A novel 3D-Printed self-healing, touchless, and tactile multifunctional flexible sensor inspired by cutaneous sensory organs

Abstract

With the rapid advancement of smart wearable devices and human-computer interaction technologies, flexible sensors have demonstrated significant development prospects. Nevertheless, the preparation of flexible sensors with multiple functionalities still poses a considerable challenge. Herein, a novel 3D-printed multifunctional flexible sensor (3DMFS) has been successfully developed, achieving the integration of multiple functions such as micro-pressure sensing, dynamic proximity perception, and intrinsic self-healing.
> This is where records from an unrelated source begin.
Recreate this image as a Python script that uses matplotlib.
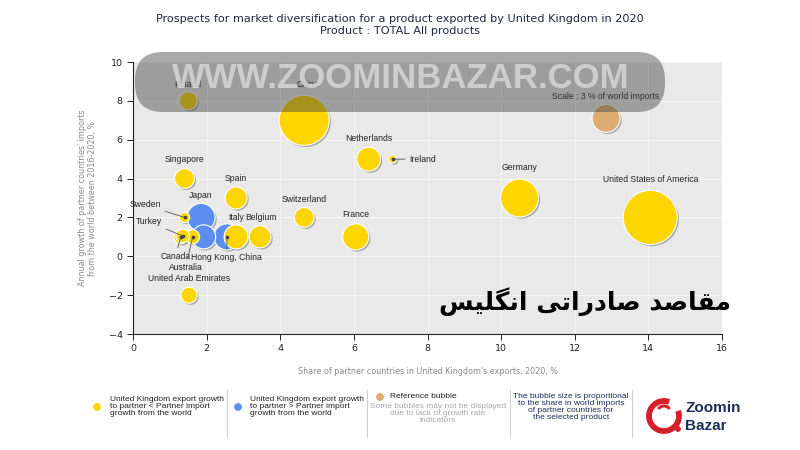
import matplotlib
matplotlib.use("Agg")
import matplotlib.pyplot as plt
import matplotlib.patheffects as pe
from matplotlib.patches import FancyBboxPatch, Circle, Arc
import numpy as np

# ---------------- data ----------------
countries = ["Poland", "China", "Netherlands", "Ireland", "Singapore", "Spain",
             "Germany", "United States of America", "Switzerland", "Sweden",
             "Japan", "Turkey", "Canada", "Australia", "", "Hong Kong, China",
             "Italy", "Belgium", "France", "United Arab Emirates"]
export_share = [1.5, 4.65, 6.4, 7.05, 1.4, 2.8, 10.5, 14.05, 4.65, 1.4,
                1.85, 1.35, 1.3, 1.62, 1.92, 2.55, 2.8, 3.45, 6.05, 1.52]
import_growth = [8.0, 7.0, 5.0, 5.0, 4.0, 3.0, 3.0, 2.0, 2.0, 2.0,
                 2.0, 1.05, 1.0, 1.0, 1.0, 1.0, 1.0, 1.0, 1.0, -2.0]
world_import_share = [1.25, 9.6, 2.2, 0.25, 1.5, 1.85, 5.5, 11.2, 1.5, 0.4,
                      3.0, 0.7, 0.75, 0.75, 2.2, 2.6, 2.2, 1.85, 2.6, 1.0]
group = ["lt", "lt", "lt", "lt", "lt", "lt", "lt", "lt", "lt", "lt",
         "gt", "lt", "lt", "lt", "gt", "gt", "lt", "lt", "lt", "lt"]
ref_x, ref_y, ref_share = 12.85, 7.1, 3.0

xticks = [0, 2, 4, 6, 8, 10, 12, 14, 16]
yticks = [-4, -2, 0, 2, 4, 6, 8, 10]

title = ("Prospects for market diversification for a product exported by United Kingdom in 2020\n"
         "Product : TOTAL All products")
xlabel = "Share of partner countries in United Kingdom's exports, 2020, %"
ylabel = "Annual growth of partner countries' imports\nfrom the world between 2016-2020, %"

# ---------------- style ----------------
YEL = "#fdd500"
BLU = "#5b8ef0"
TAN = "#dcac70"
LBL = "Liberation Sans"
PX_PER_REF = 14.0  # radius in px of the 3% reference bubble


def size_of(share):
    r = PX_PER_REF * np.sqrt(np.asarray(share) / 3.0)
    return (2 * r * 0.72) ** 2


fig = plt.figure(figsize=(8, 4.5), dpi=100)
fig.patch.set_facecolor("white")
ax = fig.add_axes([133 / 800, 1 - 334 / 450, 589 / 800, 272 / 450])
ax.set_facecolor("#e9e9e9")
ax.set_xlim(0, 16)
ax.set_ylim(-4, 10)
ax.set_xticks(xticks)
ax.set_yticks(yticks)
ax.grid(True, color="#f6f6f6", lw=0.8)
ax.set_axisbelow(True)
for s in ["top", "right"]:
    ax.spines[s].set_visible(False)
for s in ["left", "bottom"]:
    ax.spines[s].set_color("#222222")
    ax.spines[s].set_linewidth(0.8)
ax.tick_params(axis="both", labelsize=6.8, colors="#222222", length=4, width=0.7)
ax.set_xlabel(xlabel, fontsize=5.8, color="#8a8a8a", labelpad=10)
ax.set_ylabel(ylabel, fontsize=5.8, color="#8a8a8a", labelpad=8)

shadow = [pe.SimplePatchShadow(offset=(1.2, -1.2), shadow_rgbFace="#808080", alpha=0.6), pe.Normal()]

cols = [YEL if g == "lt" else BLU for g in group]
order = np.argsort(-np.asarray(world_import_share))
xs = np.asarray(export_share)[order]
ys = np.asarray(import_growth)[order]
ss = size_of(np.asarray(world_import_share)[order])
cs = np.asarray(cols)[order]
sc = ax.scatter(xs, ys, s=ss, c=cs, edgecolors="white", linewidths=0.8, zorder=3)
sc.set_path_effects(shadow)
rs = ax.scatter([ref_x], [ref_y], s=size_of([ref_share]), c=TAN, edgecolors="white",
                linewidths=0.8, zorder=3)
rs.set_path_effects(shadow)

# labels: (offset in points)
label_off = {
    "Poland": (0, 12), "China": (3, 26), "Netherlands": (0, 15), "Singapore": (0, 14),
    "Spain": (0, 14), "Germany": (0, 22), "United States of America": (0, 27),
    "Switzerland": (0, 13), "Japan": (0, 16), "Italy": (0, 14), "Belgium": (1, 14),
    "France": (0, 16), "United Arab Emirates": (0, 12),
}
line_off = {
    "Ireland": (12, 0, "left"), "Sweden": (-17, 9, "right"), "Turkey": (-15, 10, "right"),
    "Canada": (-4, -14, "center"), "Australia": (-5, -22, "center"),
    "Hong Kong, China": (0, -15, "center"),
}
for name, x, y in zip(countries, export_share, import_growth):
    if name in label_off:
        dx, dy = label_off[name]
        ax.annotate(name, (x, y), xytext=(dx, dy), textcoords="offset points",
                    ha="center", va="center", fontsize=6.2, family=LBL, color="#222222", zorder=5)
    elif name in line_off:
        dx, dy, ha = line_off[name]
        ax.annotate(name, (x, y), xytext=(dx, dy), textcoords="offset points",
                    ha=ha, va="center", fontsize=6.2, family=LBL, color="#222222", zorder=5,
                    arrowprops=dict(arrowstyle="-", color="#555555", lw=0.6, shrinkA=1, shrinkB=0))
        ax.plot([x], [y], "o", ms=1.6, color="#444444", zorder=5)
ax.annotate("Scale : 3 % of world imports", (ref_x, ref_y), xytext=(0, 16),
            textcoords="offset points", ha="center", va="center", fontsize=6.2,
            family=LBL, color="#222222", zorder=5)

fig.text(0.5, 0.945, title, ha="center", va="center", fontsize=8.1, color="#1e2a3c",
         linespacing=1.2)

# ---------------- overlay (pixel coords) ----------------
ov = fig.add_axes([0, 0, 1, 1], zorder=10)
ov.set_xlim(0, 800)
ov.set_ylim(450, 0)
ov.axis("off")
ov.patch.set_alpha(0)

wm = FancyBboxPatch((135, 52), 530, 60, boxstyle="round,pad=0,rounding_size=28",
                    facecolor=(0.26, 0.26, 0.26), alpha=0.45, edgecolor="none")
ov.add_patch(wm)
ov.text(401, 79, "WWW.ZOOMINBAZAR.COM", ha="center", va="center", fontsize=25,
        fontweight="bold", family=["Liberation Sans"],
        color="#d3d3d3", alpha=0.9)

# Persian caption (manually shaped, visual order)
words = ["\uFEE3\uFED8\uFE8E\uFEBB\uFEAA",
         "\uFEBB\uFE8E\uFEA9\uFEAD\uFE8D\uFE97\uFEF0",
         "\uFE8D\uFEE7\uFB95\uFEE0\uFEF4\uFEB2"]
persian = " ".join(words)[::-1]
ov.text(585, 302, persian, ha="center", va="center", fontsize=18, fontweight="bold",
        family=["DejaVu Sans"], color="black")

# legend area
for xsep in [227, 367, 510, 632]:
    ov.plot([xsep, xsep], [390, 437], color="#cfcfcf", lw=0.8)
ov.add_patch(Circle((97, 407), 3.2, color=YEL))
ov.add_patch(Circle((238, 407), 3.2, color=BLU))
ov.add_patch(Circle((380, 397), 3.2, color=TAN))
ov.text(110, 396, "United Kingdom export growth\nto partner < Partner import\ngrowth from the world",
        ha="left", va="top", fontsize=6.0, family=LBL, color="#222222", linespacing=1.0)
ov.text(250, 396, "United Kingdom export growth\nto partner > Partner import\ngrowth from the world",
        ha="left", va="top", fontsize=6.0, family=LBL, color="#222222", linespacing=1.0)
ov.text(390, 397, "Reference bubble", ha="left", va="center", fontsize=6.0, family=LBL,
        color="#222222")
ov.text(438, 403, "Some bubbles may not be displayed\ndue to lack of growth rate\nindicators",
        ha="center", va="top", fontsize=6.0, family=LBL, color="#a8a8a8", linespacing=1.0)
ov.text(571, 393, "The bubble size is proportional\nto the share in world imports\nof partner countries for\nthe selected product",
        ha="center", va="top", fontsize=6.0, family=LBL, color="#1c2f5a", linespacing=1.0)

# logo
ov.add_patch(Arc((664, 416), 30, 30, theta1=-20, theta2=290, lw=4.2, color="#d4202a"))
ov.add_patch(Arc((664, 411), 12, 10, theta1=200, theta2=340, lw=2.2, color="#d4202a"))
ov.add_patch(Circle((678, 429), 2.2, color="#d4202a"))
ov.text(685, 408, "Zoomin", ha="left", va="center", fontsize=11, fontweight="bold",
        family=LBL, color="#1c2f5a")
ov.text(685, 426, "Bazar", ha="left", va="center", fontsize=11, fontweight="bold",
        family=LBL, color="#1c2f5a")

fig.savefig("out.png", dpi=100)
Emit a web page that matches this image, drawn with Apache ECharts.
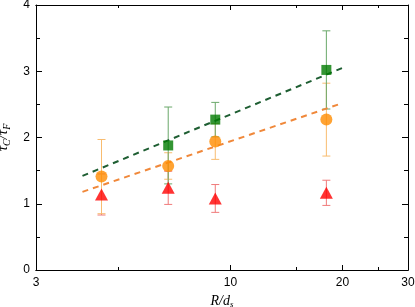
<!DOCTYPE html>
<html><head><meta charset="utf-8">
<script src="https://cdn.jsdelivr.net/npm/echarts@6/dist/echarts.min.js"></script>
<style>html,body{margin:0;padding:0;background:#fff}#c{width:415px;height:307px}</style>
</head><body><div id="c"></div>
<script>
var xValues = [4.5, 6.8, 9.1, 18.1];
var greenY = [null, 1.88, 2.27, 3.02];
var greenErr = [null, 0.58, 0.26, 0.59];
var orangeY = [1.41, 1.57, 1.94, 2.27];
var orangeErr = [0.56, 0.20, 0.27, 0.55];
var redY = [1.14, 1.24, 1.08, 1.165];
var redErr = [0.31, 0.25, 0.21, 0.19];
var greenFitX = [4, 20];
var greenFitY = [1.42, 3.05];
var orangeFitX = [4, 20];
var orangeFitY = [1.18, 2.52];
var xMajorTicks = [10, 20];
var xMinorTicks = [5, 15, 25];
var xTickLabels = [3, 10, 20, 30];

function pts(xs, ys){ var o=[]; for(var i=0;i<xs.length;i++){ if(ys[i]!=null) o.push([xs[i], ys[i]]); } return o; }
function errPts(xs, ys, es){ var o=[]; for(var i=0;i<xs.length;i++){ if(ys[i]!=null) o.push([xs[i], ys[i]-es[i], ys[i]+es[i]]); } return o; }

function errSeries(data, color){
  return {
    type:'custom', xAxisIndex:0, yAxisIndex:0, data:data, z:2,
    renderItem:function(params, api){
      var lo = api.coord([api.value(0), api.value(1)]);
      var hi = api.coord([api.value(0), api.value(2)]);
      var w = 4;
      var st = {stroke:color, lineWidth:1};
      return {type:'group', children:[
        {type:'line', shape:{x1:lo[0],y1:lo[1],x2:hi[0],y2:hi[1]}, style:st},
        {type:'line', shape:{x1:lo[0]-w,y1:lo[1],x2:lo[0]+w,y2:lo[1]}, style:st},
        {type:'line', shape:{x1:hi[0]-w,y1:hi[1],x2:hi[0]+w,y2:hi[1]}, style:st}
      ]};
    }
  };
}

var axisLine = {show:true, onZero:false, lineStyle:{color:'#000', width:1}};
var FONT = 'Liberation Sans, Arial';
var SERIF = 'Liberation Serif, Times New Roman';

function xAx(pos, ticks, len, labels, name){
  var a = {
    type:'log', logBase:10, min:3, max:30, position:pos,
    axisLine:axisLine,
    axisTick:{show:true, inside:true, length:len, customValues:ticks, lineStyle:{color:'#000'}},
    axisLabel:{show:!!labels, customValues:labels||[], margin:7, fontFamily:FONT, fontSize:12, color:'#000'},
    splitLine:{show:false}, minorTick:{show:false}, minorSplitLine:{show:false}
  };
  if(name){
    a.name = '{i|R}{n|/}{i|d}{s|s}';
    a.nameLocation='middle'; a.nameGap=19;
    a.nameTextStyle={rich:{
      i:{fontFamily:SERIF, fontStyle:'italic', fontSize:14, color:'#000'},
      n:{fontFamily:SERIF, fontStyle:'italic', fontSize:14, color:'#000'},
      s:{fontFamily:SERIF, fontStyle:'italic', fontSize:9, color:'#000', verticalAlign:'bottom', padding:[8,0,0,0]}
    }};
  }
  return a;
}

function yAx(pos, labels, name){
  var a = {
    type:'value', min:0, max:4, interval:1, position:pos,
    axisLine:axisLine,
    axisTick:{show:true, inside:true, length:6, lineStyle:{color:'#000'}},
    minorTick:{show:true, splitNumber:2, length:4, lineStyle:{color:'#000'}},
    axisLabel:{show:labels, margin:6, fontFamily:FONT, fontSize:12, color:'#000'},
    splitLine:{show:false}
  };
  if(name){
    a.name = '{i|τ}{s|C}{n|/}{i|τ}{s|F}';
    a.nameLocation='middle'; a.nameGap=18; a.nameRotate=90;
    a.nameTextStyle={rich:{
      i:{fontFamily:SERIF, fontStyle:'italic', fontSize:15, color:'#000'},
      n:{fontFamily:SERIF, fontStyle:'italic', fontSize:15, color:'#000'},
      s:{fontFamily:SERIF, fontStyle:'italic', fontSize:10, color:'#000', verticalAlign:'bottom', padding:[8,0,0,0]}
    }};
  }
  return a;
}

var chart = echarts.init(document.getElementById('c'), null, {renderer:'canvas'});
chart.setOption({
  animation:false,
  grid:{left:36, right:7, top:5, bottom:37, containLabel:false, outerBoundsMode:'none'},
  xAxis:[
    xAx('bottom', xMajorTicks, 5, xTickLabels, true),
    xAx('bottom', xMinorTicks, 3, null, false),
    xAx('top', xMajorTicks, 5, null, false),
    xAx('top', xMinorTicks, 3, null, false)
  ],
  yAxis:[ yAx('left', true, true), yAx('right', false, false) ],
  series:[
    {type:'line', data:pts(greenFitX, greenFitY), symbol:'none', lineStyle:{color:'#1e5e32', width:2, type:[6,5]}, z:3},
    {type:'line', data:pts(orangeFitX, orangeFitY), symbol:'none', lineStyle:{color:'#f0883a', width:2, type:[6,5]}, z:3},
    errSeries(errPts(xValues, redY, redErr), '#f07a7a'),
    errSeries(errPts(xValues, orangeY, orangeErr), '#f8bc70'),
    errSeries(errPts(xValues, greenY, greenErr), '#6aa86a'),
    {type:'scatter', data:pts(xValues, redY), symbol:'triangle', symbolSize:[13,12], itemStyle:{color:'#ff0000'}, z:4},
    {type:'scatter', data:pts(xValues, orangeY), symbol:'circle', symbolSize:12, itemStyle:{color:'#ff8c00'}, z:4},
    {type:'scatter', data:pts(xValues, greenY), symbol:'rect', symbolSize:10, itemStyle:{color:'#007a00'}, z:5}
  ]
});
</script></body></html>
Owing to the dielectric layer design with hierarchical biomimetic structures and the combination of the electrical double layer (EDL) effect, the 3DMFS achieves a high sensitivity of 2.449 kPa⁻¹ (<0.5 kPa), a rapid response time of 58 ms, an ultralow detection limit of 0.5 Pa, and an ultrahigh pressure resolution of 0.1 %. Moreover, even after complete damage, the sensor can recover up to 95 % of its original sensitivity due to its inherent self-healing capability. Additionally, by employing fringe electric field effects and mutual capacitance responses, the 3DMFS enables dynamic proximity sensing and differentiation among seven distinct materials with a maximum detection distance reaching up to 11 cm. Ultimately, we offer a novel alternative for the advancement of multifunctional integrated robotic tactile perception in the future.